## Exercise
Report, as a bare number, how many lines hold "this".

## Data excerpts
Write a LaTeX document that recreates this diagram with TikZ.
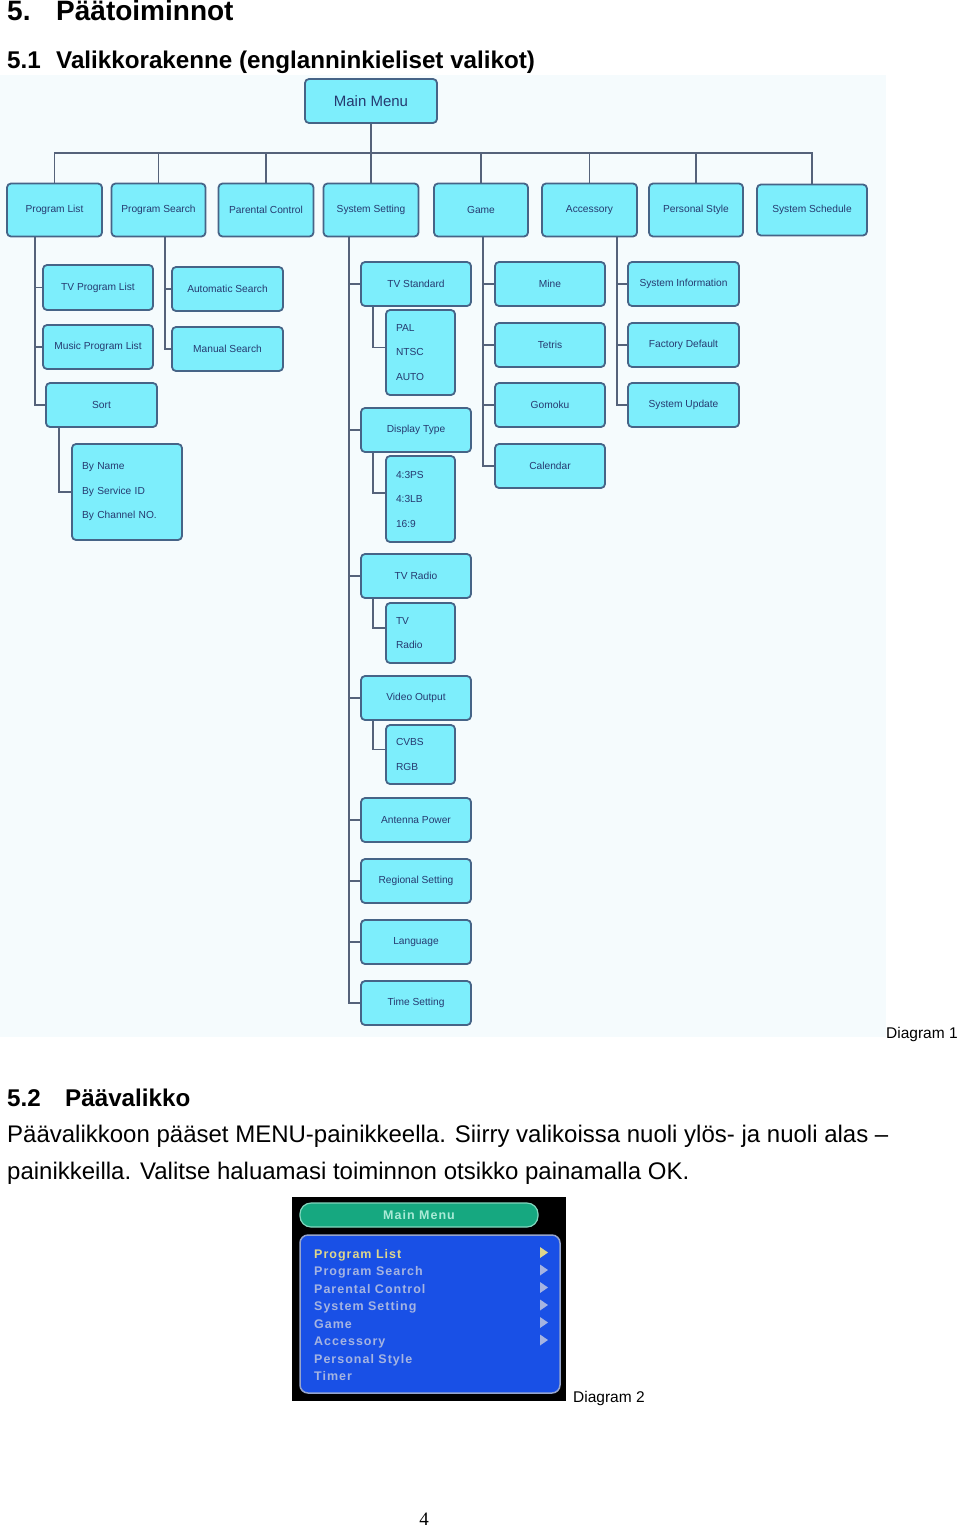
--
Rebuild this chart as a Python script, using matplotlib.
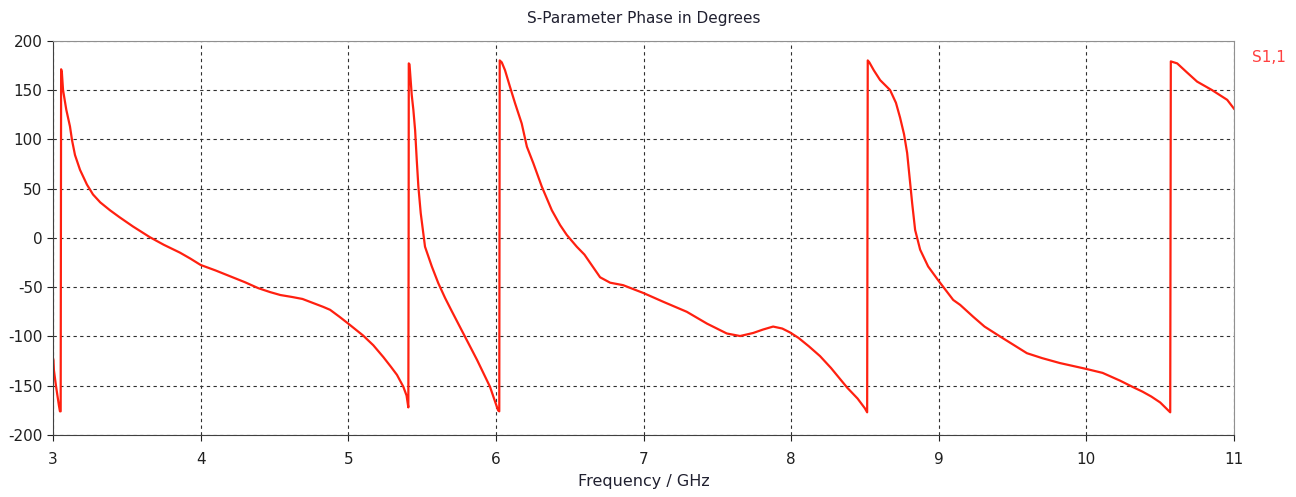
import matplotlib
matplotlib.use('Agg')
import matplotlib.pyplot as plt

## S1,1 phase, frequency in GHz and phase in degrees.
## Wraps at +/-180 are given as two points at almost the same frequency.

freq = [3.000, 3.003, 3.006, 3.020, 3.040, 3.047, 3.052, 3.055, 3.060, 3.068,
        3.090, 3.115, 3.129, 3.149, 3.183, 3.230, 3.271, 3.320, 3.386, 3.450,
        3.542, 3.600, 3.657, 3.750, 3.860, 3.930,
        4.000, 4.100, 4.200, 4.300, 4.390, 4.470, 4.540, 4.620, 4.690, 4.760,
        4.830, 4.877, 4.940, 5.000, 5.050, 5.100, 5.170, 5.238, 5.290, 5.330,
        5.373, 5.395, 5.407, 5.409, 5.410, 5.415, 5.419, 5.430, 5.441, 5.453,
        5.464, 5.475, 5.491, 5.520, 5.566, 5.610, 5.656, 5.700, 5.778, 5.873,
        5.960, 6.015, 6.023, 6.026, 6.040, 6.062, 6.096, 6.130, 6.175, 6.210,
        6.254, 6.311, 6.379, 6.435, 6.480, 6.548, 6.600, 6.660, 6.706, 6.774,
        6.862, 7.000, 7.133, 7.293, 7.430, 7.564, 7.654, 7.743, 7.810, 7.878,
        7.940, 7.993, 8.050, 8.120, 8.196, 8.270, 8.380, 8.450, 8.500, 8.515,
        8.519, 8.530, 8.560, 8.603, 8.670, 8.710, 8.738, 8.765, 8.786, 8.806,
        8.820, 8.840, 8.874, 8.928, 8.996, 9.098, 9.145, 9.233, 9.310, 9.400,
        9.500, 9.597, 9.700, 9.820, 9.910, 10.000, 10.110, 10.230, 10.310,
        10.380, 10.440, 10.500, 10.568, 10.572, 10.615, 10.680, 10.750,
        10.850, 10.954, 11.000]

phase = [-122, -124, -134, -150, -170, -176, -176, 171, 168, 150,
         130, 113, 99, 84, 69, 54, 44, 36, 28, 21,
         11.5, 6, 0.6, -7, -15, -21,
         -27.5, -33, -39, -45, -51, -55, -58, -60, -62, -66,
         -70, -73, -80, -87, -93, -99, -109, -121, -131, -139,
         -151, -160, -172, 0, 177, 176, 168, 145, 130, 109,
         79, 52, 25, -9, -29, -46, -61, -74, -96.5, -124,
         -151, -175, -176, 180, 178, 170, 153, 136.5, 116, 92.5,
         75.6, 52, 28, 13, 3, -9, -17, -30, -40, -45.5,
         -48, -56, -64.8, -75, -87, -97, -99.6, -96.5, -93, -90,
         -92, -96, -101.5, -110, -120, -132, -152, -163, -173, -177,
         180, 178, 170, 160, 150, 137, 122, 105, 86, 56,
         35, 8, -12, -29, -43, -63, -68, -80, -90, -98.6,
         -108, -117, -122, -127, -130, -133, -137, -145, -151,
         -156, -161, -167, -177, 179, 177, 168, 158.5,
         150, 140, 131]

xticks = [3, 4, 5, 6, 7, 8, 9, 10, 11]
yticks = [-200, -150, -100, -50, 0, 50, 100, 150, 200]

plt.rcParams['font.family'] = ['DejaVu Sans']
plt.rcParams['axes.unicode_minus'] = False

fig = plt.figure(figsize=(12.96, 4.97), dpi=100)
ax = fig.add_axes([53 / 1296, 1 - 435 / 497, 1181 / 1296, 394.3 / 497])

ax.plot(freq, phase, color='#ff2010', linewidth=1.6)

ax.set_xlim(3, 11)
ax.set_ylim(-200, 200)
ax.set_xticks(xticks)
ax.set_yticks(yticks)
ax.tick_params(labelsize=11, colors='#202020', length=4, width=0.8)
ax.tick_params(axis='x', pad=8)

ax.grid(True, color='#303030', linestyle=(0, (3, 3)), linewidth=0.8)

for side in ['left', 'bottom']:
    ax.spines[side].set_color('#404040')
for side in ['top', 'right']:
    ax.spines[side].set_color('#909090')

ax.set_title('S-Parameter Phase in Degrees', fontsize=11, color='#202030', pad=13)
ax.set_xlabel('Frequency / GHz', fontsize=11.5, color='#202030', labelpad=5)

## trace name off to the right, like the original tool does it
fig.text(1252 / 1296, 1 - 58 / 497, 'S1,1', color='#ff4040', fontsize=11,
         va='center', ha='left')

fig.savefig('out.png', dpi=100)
==
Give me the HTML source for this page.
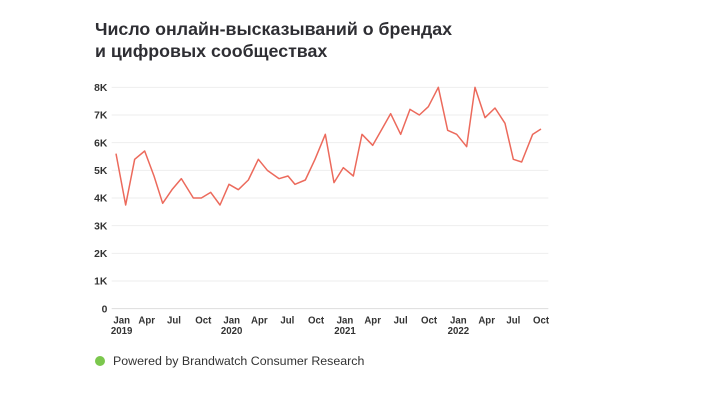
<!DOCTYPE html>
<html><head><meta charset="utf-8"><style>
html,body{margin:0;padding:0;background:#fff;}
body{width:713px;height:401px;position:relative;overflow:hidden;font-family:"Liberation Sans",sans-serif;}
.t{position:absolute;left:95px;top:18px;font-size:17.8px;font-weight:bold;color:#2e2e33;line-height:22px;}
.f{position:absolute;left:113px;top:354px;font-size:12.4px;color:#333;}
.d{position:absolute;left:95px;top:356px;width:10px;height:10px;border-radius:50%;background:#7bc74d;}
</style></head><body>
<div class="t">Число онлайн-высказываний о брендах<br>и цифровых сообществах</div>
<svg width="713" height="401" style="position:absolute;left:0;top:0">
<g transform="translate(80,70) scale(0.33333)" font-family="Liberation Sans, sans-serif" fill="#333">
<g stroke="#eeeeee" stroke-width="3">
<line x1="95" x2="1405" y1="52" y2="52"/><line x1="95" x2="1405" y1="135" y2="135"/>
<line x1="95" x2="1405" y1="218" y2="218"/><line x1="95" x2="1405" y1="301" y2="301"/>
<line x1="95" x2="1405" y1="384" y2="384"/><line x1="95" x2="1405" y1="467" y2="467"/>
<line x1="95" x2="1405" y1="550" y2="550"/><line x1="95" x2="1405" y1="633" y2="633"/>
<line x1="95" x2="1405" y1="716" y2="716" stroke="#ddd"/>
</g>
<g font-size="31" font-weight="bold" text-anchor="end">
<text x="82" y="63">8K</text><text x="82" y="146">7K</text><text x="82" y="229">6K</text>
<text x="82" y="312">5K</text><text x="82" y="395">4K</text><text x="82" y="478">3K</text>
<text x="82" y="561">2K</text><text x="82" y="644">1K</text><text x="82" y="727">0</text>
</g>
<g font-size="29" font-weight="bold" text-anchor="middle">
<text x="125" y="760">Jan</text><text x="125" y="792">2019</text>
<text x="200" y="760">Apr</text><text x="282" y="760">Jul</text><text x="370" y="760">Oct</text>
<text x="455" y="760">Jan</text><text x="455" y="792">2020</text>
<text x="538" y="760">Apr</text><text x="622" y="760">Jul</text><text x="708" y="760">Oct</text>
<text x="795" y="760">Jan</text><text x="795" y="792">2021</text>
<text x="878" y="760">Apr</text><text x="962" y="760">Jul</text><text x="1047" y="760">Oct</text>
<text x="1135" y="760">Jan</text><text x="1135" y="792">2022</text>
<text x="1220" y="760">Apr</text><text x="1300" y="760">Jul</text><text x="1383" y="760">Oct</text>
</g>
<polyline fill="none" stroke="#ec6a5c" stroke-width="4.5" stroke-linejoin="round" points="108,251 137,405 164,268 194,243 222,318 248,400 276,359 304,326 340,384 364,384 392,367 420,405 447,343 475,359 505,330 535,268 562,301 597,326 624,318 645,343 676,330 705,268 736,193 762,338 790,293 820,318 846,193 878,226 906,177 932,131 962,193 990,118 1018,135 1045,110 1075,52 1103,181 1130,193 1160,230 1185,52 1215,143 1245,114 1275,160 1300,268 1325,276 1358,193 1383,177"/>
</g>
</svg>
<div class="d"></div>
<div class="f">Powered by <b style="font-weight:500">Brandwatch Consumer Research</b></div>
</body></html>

## Right answer
3